One perhaps non-obvious solution is to permanently mark the film leader. You obviously can’t do this with a pen because the writeable part of the film will get washed off in processing.

The most effective way I have found to achieve this is with craft hole punches, which come in various hole sizes (1/16, 1/8, and 1/4″ – 1.5mm, 3mm, or 6mm), as well as a variety of shapes (round, hearts, stars, diamonds). As long as you make the marks on a part of the leader that will not be discarded (so not the long thin tongue part on commercially loaded film), these will survive the development process and won’t go anywhere until you snip them off.

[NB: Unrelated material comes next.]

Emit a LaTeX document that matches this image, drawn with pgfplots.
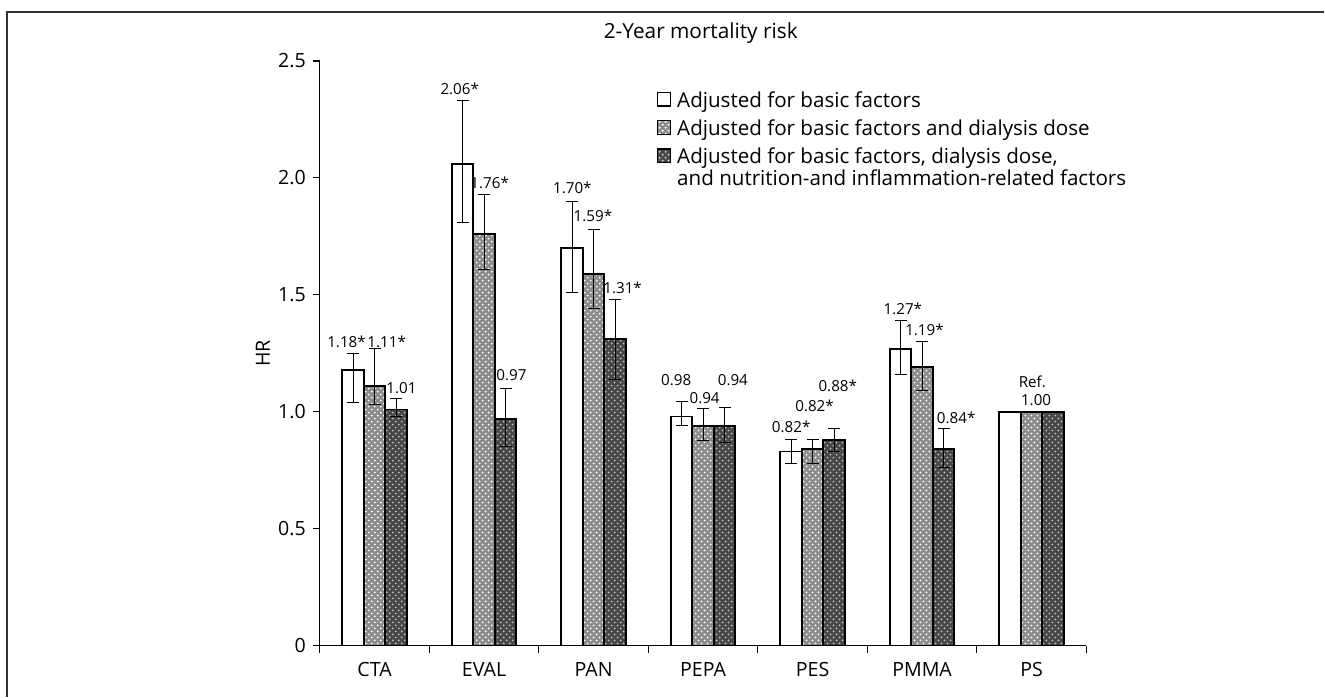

The uses are numerous:

— Bulk-loaded film: If you punch the leaders with a distinctive mark, you can avoid mistaking one type of film for another. For example, where it is very easy to confuse bulk-loaded Ultrafine Xtreme 400 and Ilford Pan F Plus, punching the Ultrafine with a heart will help you avoid mixing things up when loading your camera.

— Processing regime: If you are going to push-process film, punching the leader with a mark (such as a star) either before or after exposure will help prevent you from mixing up your N, N+1, and N+2 films. If you need to, you can use a leader-retriever to pull the leader out and mark it after fully rewinding.

— Order the film is shot: If you can’t imprint the first frame of a roll with a data back, you can use a number of punches to signify the order in which the roll is shot. You can even do this before you shoot the film.

— Camera or lens used: no data back records focal length, and camera bodies of the same make – assuming they even have a film-gate cutout for identification – use the same cutout (for example, Konica bodies usually have a triangle notched into the edge of each frame).